Houellebecq semble vouloir montrer qu’il serait encore possible d’envisager un retournement : l’art pourrait comme l’évoquait Chesterton réapparaître dans ses fondements spiritualistes et individualistes.

La création assurée par des assistants semble quelque peu moquée (Koons, Hirst, mais aussi bien les artistes de la Renaissance tels que de Vinci ou Rubens sont présentés comme des entrepreneurs, des maîtres en relations publiques). C’est sans doute la raison pour laquelle l’exemple de William Morris tient une place si marquée dans ce roman, comme contre-valeur, puisque l’artiste anglais défendait contre vents et marées de l’ère industrielle le travail manuel et individuel. Son idée maîtresse était d’abolir la différence née à la Renaissance entre arts majeurs ou beaux-arts et arts mineurs.
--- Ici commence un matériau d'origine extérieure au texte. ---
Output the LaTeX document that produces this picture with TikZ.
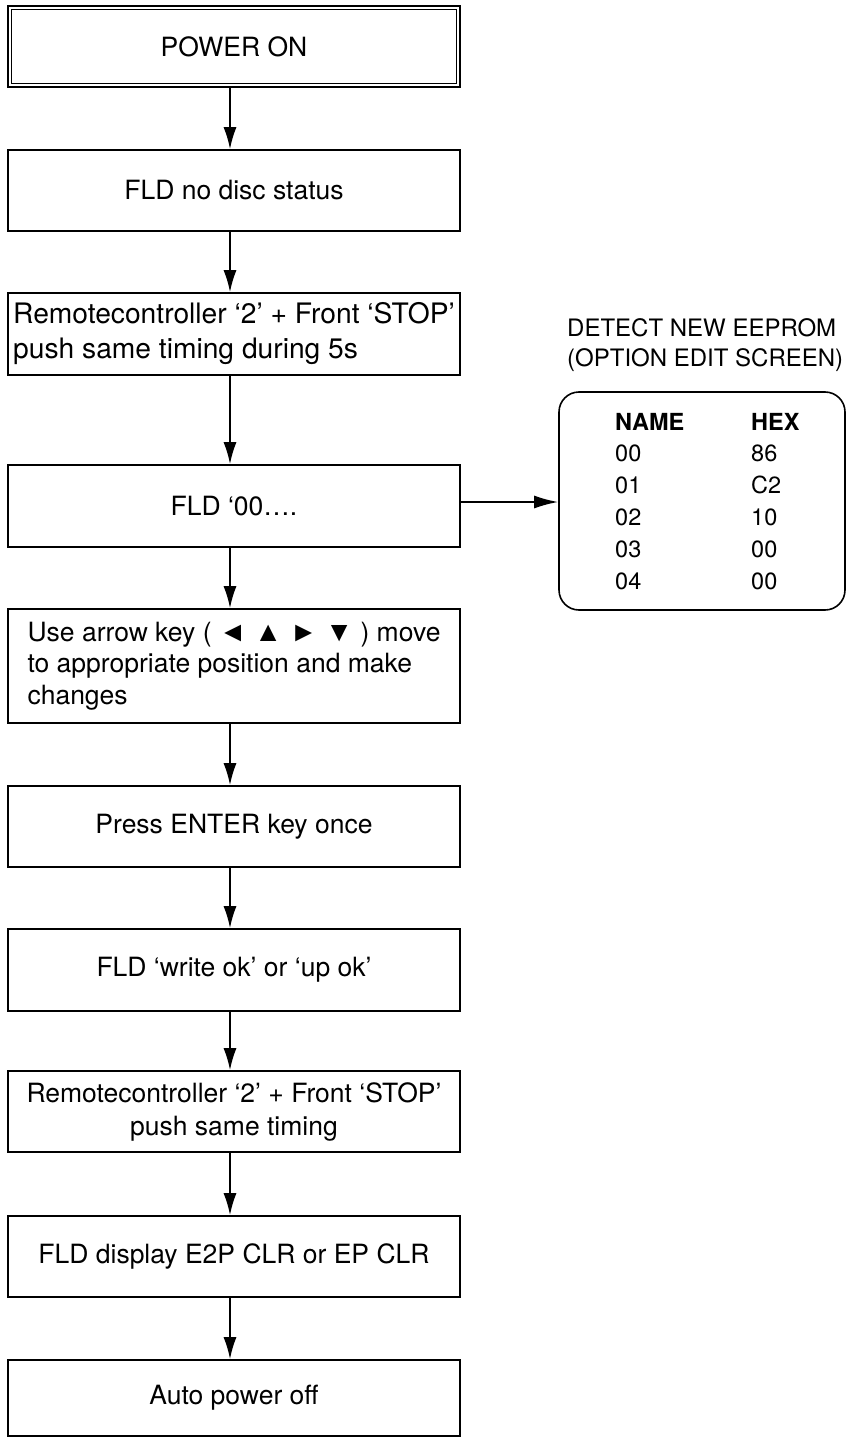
\documentclass[tikz,border=0pt]{standalone}
\usepackage{fontspec}
\setmainfont{TeX Gyre Heros}
\newfontfamily\symfont{Liberation Sans}
\usetikzlibrary{arrows.meta}
\begin{document}
\begin{tikzpicture}[x=1pt,y=-1pt,
  box/.style={draw, line width=1.6pt, minimum width=452pt, inner sep=0pt,
    font=\fontsize{26.5}{33}\selectfont, align=center},
  flow/.style={line width=1.8pt, -{Latex[length=22pt,width=13pt]}},
  tab/.style={anchor=base west, inner sep=0pt, font=\fontsize{23.5}{28}\selectfont}]
\useasboundingbox (0,0) rectangle (846,1439);

\node[box, minimum height=81pt] (b1) at (234,46.5) {POWER ON};
\draw[line width=0.7pt] ([shift={(4,4)}]b1.north west) rectangle ([shift={(-4,-4)}]b1.south east);
\node[box, minimum height=81pt] (b2) at (234,190.5) {FLD no disc status};
\node[box, minimum height=82pt, align=left, font=\fontsize{28.2}{35}\selectfont] (b3) at (234,334) {Remotecontroller ‘2’ + Front ‘STOP’\\push same timing during 5s};
\node[box, minimum height=82pt] (b4) at (234,506) {FLD ‘00….};
\node[box, minimum height=114pt, align=left, font=\fontsize{26.5}{31.5}\selectfont] (b5) at (234,666) {Use arrow key ( {\symfont\fontsize{28}{31.5}\selectfont ◄ ▲ ► ▼} ) move\\to appropriate position and make\\changes};
\node[box, minimum height=81pt] (b6) at (234,826.5) {Press ENTER key once};
\node[box, minimum height=82pt] (b7) at (234,970) {FLD ‘write ok’ or ‘up ok’};
\node[box, minimum height=81pt] (b8) at (234,1111.5) {Remotecontroller ‘2’ + Front ‘STOP’\\push same timing};
\node[box, minimum height=81pt] (b9) at (234,1256.5) {FLD display E2P CLR or EP CLR};
\node[box, minimum height=76pt] (b10) at (234,1398) {Auto power off};

\foreach \a/\b in {b1/b2,b2/b3,b3/b4,b4/b5,b5/b6,b6/b7,b7/b8,b8/b9,b9/b10}
  \draw[flow] ([xshift=-4pt]\a.south) -- ([xshift=-4pt]\b.north);

\node[draw, line width=1.6pt, rounded corners=20pt, minimum width=286pt, minimum height=218pt, inner sep=0pt] (scr) at (702,501) {};
\draw[flow, -{Latex[length=24pt,width=13pt]}] ([yshift=4pt]b4.east) -- ([yshift=4pt]b4.east -| scr.west);

\node[tab, font=\fontsize{24}{28}\selectfont] (t1) at (567,336) {DETECT NEW EEPROM};
\node[tab, font=\fontsize{24}{28}\selectfont] (t2) at (567,366.5) {(OPTION EDIT SCREEN)};

\node[tab, font=\bfseries\fontsize{23.5}{28}\selectfont] (hn) at (615,430) {NAME};
\node[tab, font=\bfseries\fontsize{23.5}{28}\selectfont] (hh) at (751,430) {HEX};
\foreach \n/\v [count=\i] in {00/86,01/C2,02/10,03/00,04/00}{
  \node[tab] (n\i) at (615,430+31.8*\i) {\n};
  \node[tab] (v\i) at (751,430+31.8*\i) {\v};
}
\end{tikzpicture}
\end{document}
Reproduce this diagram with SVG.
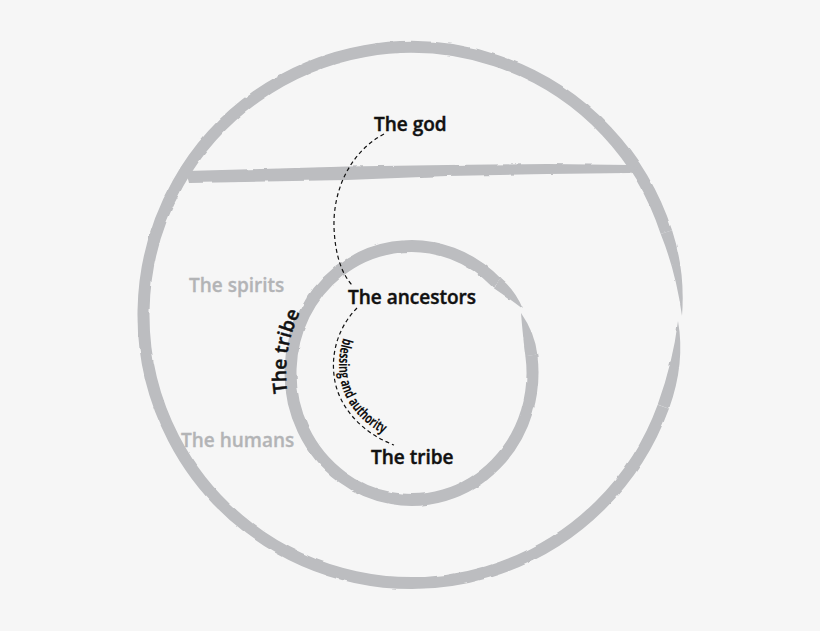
<svg xmlns="http://www.w3.org/2000/svg" xmlns:xlink="http://www.w3.org/1999/xlink" width="820" height="631" viewBox="0 0 820 631">
  <style>
    .ring { fill: none; stroke: #bcbdc0; stroke-width: 12; stroke-linecap: butt; }
    .brush { fill: #bcbdc0; stroke: none; }
    .lbl { font-family: "Open Sans", "Noto Sans", "Liberation Sans", sans-serif; font-weight: 600; font-size: 19px; fill: #111111; stroke: #111111; stroke-width: 0.45; }
    .realm { font-family: "Open Sans", "Noto Sans", "Liberation Sans", sans-serif; font-weight: 600; font-size: 19px; fill: #b3b4b6; stroke: #b3b4b6; stroke-width: 0.3; }
    .edge { fill: none; stroke: #111111; stroke-width: 1.2; stroke-dasharray: 4 3; }
    .edge-lbl { font-family: "Open Sans", "Noto Sans", "Liberation Sans", sans-serif; font-weight: 700; font-size: 14.5px; fill: #111111; }
  </style>
  <defs>
    <filter id="rough" x="-5%" y="-5%" width="110%" height="110%">
      <feTurbulence type="fractalNoise" baseFrequency="0.07" numOctaves="2" seed="3" result="n"/>
      <feDisplacementMap in="SourceGraphic" in2="n" scale="2.5" xChannelSelector="R" yChannelSelector="G"/>
    </filter>
    <path id="tribeArc" d="M 293.6,418 A 125.5 131.5 0 0 1 330.8,272.3"/>
    <path id="blessArc" d="M 360,311 C 343,327 337,352 339.5,375 C 342.5,403 364,428 396,439"/>
  </defs>
  <rect width="820" height="631" fill="#f6f6f6"/>

  <g id="realms" filter="url(#rough)">
    <g id="ring-outer">
      <path class="ring" d="M 666.4,232.2 A 268 268 0 1 0 663.3,406.7"/>
      <path class="brush" d="M 672.1,230.3 Q 685.5,271.6 682,316 Q 676,272 660.7,234 Z"/>
      <path class="brush" d="M 678,321 Q 685.5,363.3 669,408.7 L 657.7,404.6 Q 673,362 678,321 Z"/>
    </g>
    <g id="divider">
      <path class="brush" d="M 186,171 L 347,166.5 L 447,165 L 547,164 L 630,165 L 638,168 L 630,173 L 547,174 L 447,176 L 347,180 L 189,183 Z"/>
    </g>
    <g id="ring-inner">
      <path class="ring" d="M 497.06,283.2 A 121 127 0 1 0 531.33,355.32"/>
      <path class="brush" d="M 501.3,278.95 Q 515,290 523,309 Q 507,297 492.8,287.4 Z"/>
      <path class="brush" d="M 537.3,354.5 Q 535,333 521,313 Q 523,338 525.4,356.2 Z"/>
    </g>
  </g>

  <g id="label-spirits"><text class="realm" x="189" y="292">The spirits</text></g>
  <g id="label-humans"><text class="realm" x="181" y="447">The humans</text></g>

  <g id="connectors">
    <path id="edge-god-ancestors" class="edge" d="M 384,134 C 350,152 333,190 334,227 C 335,255 342,275 353,286"/>
    <path id="edge-ancestors-tribe" class="edge" d="M 357,308 C 340,325 331,350 334,375 C 337,405 360,432 394,445"/>
    <text class="edge-lbl" textLength="114" lengthAdjust="spacingAndGlyphs"><textPath xlink:href="#blessArc" href="#blessArc" startOffset="32">blessing and authority</textPath></text>
  </g>

  <g id="node-god"><text class="lbl" x="374" y="131">The god</text></g>
  <g id="node-ancestors"><text class="lbl" x="348" y="304">The ancestors</text></g>
  <g id="node-tribe"><text class="lbl" x="371" y="464">The tribe</text></g>
  <g id="label-tribe-ring"><text class="lbl"><textPath xlink:href="#tribeArc" href="#tribeArc" startOffset="26">The tribe</textPath></text></g>
</svg>
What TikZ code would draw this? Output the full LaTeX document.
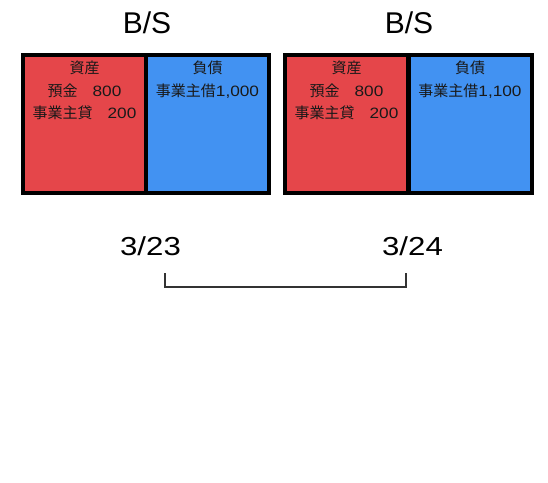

Houellebecq évoque Proudhon, Marx, Owen, Cabet, Fourier, Tocqueville, qui sont des réformateurs sociaux soucieux d’eudémonisme (en réalité des idéologues, dont les concepts ont généré soit les barbelés soit un libéralisme utopique). Il leur adjoint des formes d’art guidées par des idéaux progressistes comme l’art nouveau, William Morris, ou spiritualistes comme les peintres préraphaélites (Dante Gabriel Rossetti, Edward Burne-Jones…). Il s’en dégage une forme de moralité teintée de nostalgie, qui me semble la signature même de Houellebecq.

Je trouve audacieux que l’auteur se mette lui-même en scène dans son roman. D’ailleurs, il n’y a pas le plus beau rôle. Il se décrit tel qu’il est, solitaire, obsédé, cynique, victime, mais doté d’une grande curiosité culturelle. Son point de vue sur l’art contemporain (celui du Houellebecq personnage du roman) peut y apparaitre comme critique à l’égard de grands courants picturaux, sculpturaux et architecturaux tels que le minimalisme, l’art conceptuel ou le fonctionnalisme. Le critique d’art Bernard Lamarche-Vadel est d’ailleurs évoqué dans le roman, celui-ci, (qui le sait ou le sait encore ?) défendait des artistes éloignés de ces courants, tels que Beuys, Degottex, Opalka, van Velde, Paladino, Dietman, Pincemin… et déplorant la méthodologie dans l’art, la dépersonnalisation, la dématérialisation de l’art, la fin de l’art.